What you should do –
Pictures excluded, reproduce exactly the lines below from the one with "Give me the TikZ source for this diagram." through the one with "(j4) at (251.5,491);", both included.

↓

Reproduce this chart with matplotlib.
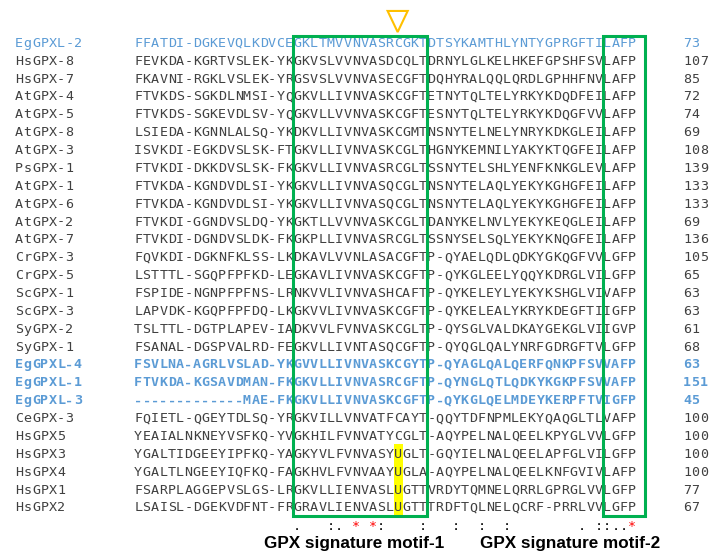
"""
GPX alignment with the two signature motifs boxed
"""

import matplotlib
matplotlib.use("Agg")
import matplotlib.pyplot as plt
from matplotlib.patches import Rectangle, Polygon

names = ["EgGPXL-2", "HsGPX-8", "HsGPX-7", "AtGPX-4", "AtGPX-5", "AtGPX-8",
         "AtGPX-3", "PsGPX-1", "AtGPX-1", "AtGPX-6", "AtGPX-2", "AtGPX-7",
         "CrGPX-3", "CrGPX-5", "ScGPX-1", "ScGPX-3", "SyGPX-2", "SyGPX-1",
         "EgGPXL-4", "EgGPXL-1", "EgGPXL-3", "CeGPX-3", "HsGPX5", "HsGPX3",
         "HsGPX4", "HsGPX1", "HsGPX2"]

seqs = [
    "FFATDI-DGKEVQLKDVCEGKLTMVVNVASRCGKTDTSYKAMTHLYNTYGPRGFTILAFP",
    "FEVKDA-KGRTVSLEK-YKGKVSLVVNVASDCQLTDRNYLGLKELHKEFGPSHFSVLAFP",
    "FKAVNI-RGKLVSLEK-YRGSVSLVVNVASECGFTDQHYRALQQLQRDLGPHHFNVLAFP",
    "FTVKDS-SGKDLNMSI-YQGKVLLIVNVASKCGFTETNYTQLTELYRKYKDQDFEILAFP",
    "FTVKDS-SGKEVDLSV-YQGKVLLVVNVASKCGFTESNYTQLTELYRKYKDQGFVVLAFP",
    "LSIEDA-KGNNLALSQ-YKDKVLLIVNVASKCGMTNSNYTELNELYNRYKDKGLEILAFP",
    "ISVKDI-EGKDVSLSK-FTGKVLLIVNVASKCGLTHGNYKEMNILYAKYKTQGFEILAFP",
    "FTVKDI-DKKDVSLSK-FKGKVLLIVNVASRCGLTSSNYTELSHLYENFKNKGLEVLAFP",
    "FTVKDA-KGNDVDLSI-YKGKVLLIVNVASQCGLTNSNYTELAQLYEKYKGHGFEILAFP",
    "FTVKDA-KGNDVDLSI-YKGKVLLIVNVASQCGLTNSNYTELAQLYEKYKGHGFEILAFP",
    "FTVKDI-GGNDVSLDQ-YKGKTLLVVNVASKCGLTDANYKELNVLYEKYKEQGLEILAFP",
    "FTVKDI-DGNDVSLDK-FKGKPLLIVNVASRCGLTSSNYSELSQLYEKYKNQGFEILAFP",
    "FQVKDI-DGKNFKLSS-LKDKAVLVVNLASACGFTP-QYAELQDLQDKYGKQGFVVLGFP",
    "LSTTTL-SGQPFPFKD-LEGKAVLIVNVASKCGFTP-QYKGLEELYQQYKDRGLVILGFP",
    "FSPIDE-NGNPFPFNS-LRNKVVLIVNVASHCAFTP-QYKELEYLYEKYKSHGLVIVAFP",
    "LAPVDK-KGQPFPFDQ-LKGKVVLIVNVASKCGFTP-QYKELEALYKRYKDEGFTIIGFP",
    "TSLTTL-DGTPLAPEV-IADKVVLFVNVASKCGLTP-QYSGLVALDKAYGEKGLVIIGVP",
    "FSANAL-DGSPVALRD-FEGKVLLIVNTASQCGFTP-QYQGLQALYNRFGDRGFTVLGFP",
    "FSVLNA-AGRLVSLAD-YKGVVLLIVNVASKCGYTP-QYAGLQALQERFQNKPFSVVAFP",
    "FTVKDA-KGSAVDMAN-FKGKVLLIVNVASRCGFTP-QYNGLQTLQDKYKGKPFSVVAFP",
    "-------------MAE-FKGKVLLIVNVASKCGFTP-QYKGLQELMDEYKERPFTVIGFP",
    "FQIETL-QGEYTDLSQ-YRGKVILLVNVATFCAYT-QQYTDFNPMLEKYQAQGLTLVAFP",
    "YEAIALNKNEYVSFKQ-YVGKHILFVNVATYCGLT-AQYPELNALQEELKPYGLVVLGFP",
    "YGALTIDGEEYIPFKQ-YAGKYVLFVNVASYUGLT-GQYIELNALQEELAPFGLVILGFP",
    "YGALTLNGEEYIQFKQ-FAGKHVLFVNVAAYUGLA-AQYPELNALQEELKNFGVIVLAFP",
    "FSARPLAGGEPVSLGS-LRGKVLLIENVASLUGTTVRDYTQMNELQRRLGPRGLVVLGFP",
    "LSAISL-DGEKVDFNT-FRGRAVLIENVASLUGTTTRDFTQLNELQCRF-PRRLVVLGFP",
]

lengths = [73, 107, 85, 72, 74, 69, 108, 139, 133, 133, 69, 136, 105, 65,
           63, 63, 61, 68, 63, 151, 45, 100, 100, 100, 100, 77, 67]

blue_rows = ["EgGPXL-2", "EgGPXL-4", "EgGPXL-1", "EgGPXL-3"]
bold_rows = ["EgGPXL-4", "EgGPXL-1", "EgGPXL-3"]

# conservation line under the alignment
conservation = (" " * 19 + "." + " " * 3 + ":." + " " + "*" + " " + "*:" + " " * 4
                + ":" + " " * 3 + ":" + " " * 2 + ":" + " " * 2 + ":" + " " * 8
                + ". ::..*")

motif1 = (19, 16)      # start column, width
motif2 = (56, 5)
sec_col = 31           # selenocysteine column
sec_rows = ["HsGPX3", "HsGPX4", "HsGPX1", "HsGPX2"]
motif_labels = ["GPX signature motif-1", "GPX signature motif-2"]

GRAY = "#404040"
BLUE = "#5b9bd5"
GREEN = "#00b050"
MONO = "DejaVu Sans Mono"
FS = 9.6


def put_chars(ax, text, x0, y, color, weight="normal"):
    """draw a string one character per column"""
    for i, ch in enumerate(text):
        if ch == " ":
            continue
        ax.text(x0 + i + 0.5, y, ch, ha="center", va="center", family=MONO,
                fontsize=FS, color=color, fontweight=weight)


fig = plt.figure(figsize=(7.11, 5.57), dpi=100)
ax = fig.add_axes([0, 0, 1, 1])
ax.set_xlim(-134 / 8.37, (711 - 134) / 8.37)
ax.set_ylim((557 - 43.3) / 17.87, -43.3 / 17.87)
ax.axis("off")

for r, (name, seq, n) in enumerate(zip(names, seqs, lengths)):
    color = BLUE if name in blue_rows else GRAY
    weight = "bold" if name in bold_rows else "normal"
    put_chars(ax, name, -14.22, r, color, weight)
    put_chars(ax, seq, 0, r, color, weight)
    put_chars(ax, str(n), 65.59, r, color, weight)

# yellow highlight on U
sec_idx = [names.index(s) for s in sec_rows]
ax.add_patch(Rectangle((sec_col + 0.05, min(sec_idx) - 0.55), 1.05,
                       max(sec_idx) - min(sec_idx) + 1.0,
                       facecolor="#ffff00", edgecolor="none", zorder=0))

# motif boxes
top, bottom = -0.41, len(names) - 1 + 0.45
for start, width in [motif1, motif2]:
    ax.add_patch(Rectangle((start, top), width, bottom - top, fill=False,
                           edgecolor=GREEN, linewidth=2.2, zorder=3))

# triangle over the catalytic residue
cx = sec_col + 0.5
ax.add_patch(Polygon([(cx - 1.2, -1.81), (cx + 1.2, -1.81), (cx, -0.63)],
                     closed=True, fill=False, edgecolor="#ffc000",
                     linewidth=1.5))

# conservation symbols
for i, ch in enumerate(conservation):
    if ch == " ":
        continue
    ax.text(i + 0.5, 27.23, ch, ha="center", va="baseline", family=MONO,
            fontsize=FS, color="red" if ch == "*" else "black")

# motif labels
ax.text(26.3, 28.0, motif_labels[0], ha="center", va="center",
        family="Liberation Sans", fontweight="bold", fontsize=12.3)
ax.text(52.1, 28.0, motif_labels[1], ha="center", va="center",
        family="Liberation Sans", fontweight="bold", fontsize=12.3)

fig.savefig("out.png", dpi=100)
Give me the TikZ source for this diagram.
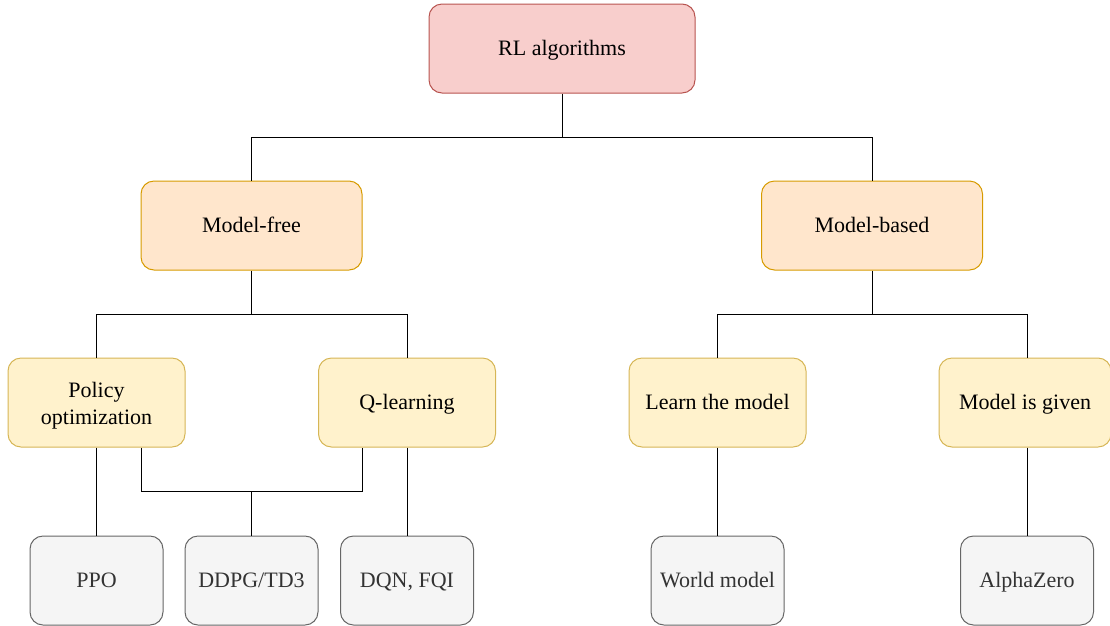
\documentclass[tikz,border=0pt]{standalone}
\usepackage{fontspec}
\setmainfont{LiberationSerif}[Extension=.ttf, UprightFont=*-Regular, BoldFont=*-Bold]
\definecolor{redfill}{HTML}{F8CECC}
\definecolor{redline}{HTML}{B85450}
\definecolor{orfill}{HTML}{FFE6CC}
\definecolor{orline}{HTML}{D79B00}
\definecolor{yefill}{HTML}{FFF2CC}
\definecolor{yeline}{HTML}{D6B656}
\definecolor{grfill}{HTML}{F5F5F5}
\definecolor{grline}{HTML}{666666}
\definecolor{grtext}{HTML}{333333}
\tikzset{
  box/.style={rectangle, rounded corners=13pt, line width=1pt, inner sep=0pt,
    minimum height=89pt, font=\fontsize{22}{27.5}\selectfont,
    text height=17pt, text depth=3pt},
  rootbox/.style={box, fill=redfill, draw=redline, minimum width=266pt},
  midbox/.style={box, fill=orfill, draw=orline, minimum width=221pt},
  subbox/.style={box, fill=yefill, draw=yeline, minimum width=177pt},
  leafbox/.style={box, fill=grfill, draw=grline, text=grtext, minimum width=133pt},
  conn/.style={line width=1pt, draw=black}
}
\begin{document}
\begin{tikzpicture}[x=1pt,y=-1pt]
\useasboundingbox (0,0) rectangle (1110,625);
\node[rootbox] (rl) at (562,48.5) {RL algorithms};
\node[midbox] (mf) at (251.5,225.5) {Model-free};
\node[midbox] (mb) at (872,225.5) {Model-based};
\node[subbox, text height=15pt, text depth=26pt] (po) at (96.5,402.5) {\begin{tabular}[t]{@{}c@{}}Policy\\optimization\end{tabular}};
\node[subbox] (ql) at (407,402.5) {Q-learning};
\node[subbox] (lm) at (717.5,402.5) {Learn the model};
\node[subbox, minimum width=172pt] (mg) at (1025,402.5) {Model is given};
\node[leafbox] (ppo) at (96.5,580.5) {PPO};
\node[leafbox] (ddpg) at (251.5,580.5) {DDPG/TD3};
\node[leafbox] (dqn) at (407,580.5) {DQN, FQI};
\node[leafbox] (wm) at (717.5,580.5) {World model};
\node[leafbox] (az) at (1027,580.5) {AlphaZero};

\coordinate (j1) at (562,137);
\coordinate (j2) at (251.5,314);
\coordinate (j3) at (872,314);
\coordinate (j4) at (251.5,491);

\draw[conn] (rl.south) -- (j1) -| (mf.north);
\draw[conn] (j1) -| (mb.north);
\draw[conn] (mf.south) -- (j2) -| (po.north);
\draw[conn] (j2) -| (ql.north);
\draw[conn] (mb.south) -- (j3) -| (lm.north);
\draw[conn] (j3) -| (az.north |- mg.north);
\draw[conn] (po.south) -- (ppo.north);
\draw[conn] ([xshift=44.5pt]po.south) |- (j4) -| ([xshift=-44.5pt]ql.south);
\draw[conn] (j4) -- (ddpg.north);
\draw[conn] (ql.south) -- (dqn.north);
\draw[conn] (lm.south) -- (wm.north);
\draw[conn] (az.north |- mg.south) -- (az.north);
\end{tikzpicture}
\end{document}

↑

The reply –
Give me the TikZ source for this diagram.
\documentclass[tikz,border=0pt]{standalone}
\usepackage{fontspec}
\setmainfont{LiberationSerif}[Extension=.ttf, UprightFont=*-Regular, BoldFont=*-Bold]
\definecolor{redfill}{HTML}{F8CECC}
\definecolor{redline}{HTML}{B85450}
\definecolor{orfill}{HTML}{FFE6CC}
\definecolor{orline}{HTML}{D79B00}
\definecolor{yefill}{HTML}{FFF2CC}
\definecolor{yeline}{HTML}{D6B656}
\definecolor{grfill}{HTML}{F5F5F5}
\definecolor{grline}{HTML}{666666}
\definecolor{grtext}{HTML}{333333}
\tikzset{
  box/.style={rectangle, rounded corners=13pt, line width=1pt, inner sep=0pt,
    minimum height=89pt, font=\fontsize{22}{27.5}\selectfont,
    text height=17pt, text depth=3pt},
  rootbox/.style={box, fill=redfill, draw=redline, minimum width=266pt},
  midbox/.style={box, fill=orfill, draw=orline, minimum width=221pt},
  subbox/.style={box, fill=yefill, draw=yeline, minimum width=177pt},
  leafbox/.style={box, fill=grfill, draw=grline, text=grtext, minimum width=133pt},
  conn/.style={line width=1pt, draw=black}
}
\begin{document}
\begin{tikzpicture}[x=1pt,y=-1pt]
\useasboundingbox (0,0) rectangle (1110,625);
\node[rootbox] (rl) at (562,48.5) {RL algorithms};
\node[midbox] (mf) at (251.5,225.5) {Model-free};
\node[midbox] (mb) at (872,225.5) {Model-based};
\node[subbox, text height=15pt, text depth=26pt] (po) at (96.5,402.5) {\begin{tabular}[t]{@{}c@{}}Policy\\optimization\end{tabular}};
\node[subbox] (ql) at (407,402.5) {Q-learning};
\node[subbox] (lm) at (717.5,402.5) {Learn the model};
\node[subbox, minimum width=172pt] (mg) at (1025,402.5) {Model is given};
\node[leafbox] (ppo) at (96.5,580.5) {PPO};
\node[leafbox] (ddpg) at (251.5,580.5) {DDPG/TD3};
\node[leafbox] (dqn) at (407,580.5) {DQN, FQI};
\node[leafbox] (wm) at (717.5,580.5) {World model};
\node[leafbox] (az) at (1027,580.5) {AlphaZero};

\coordinate (j1) at (562,137);
\coordinate (j2) at (251.5,314);
\coordinate (j3) at (872,314);
\coordinate (j4) at (251.5,491);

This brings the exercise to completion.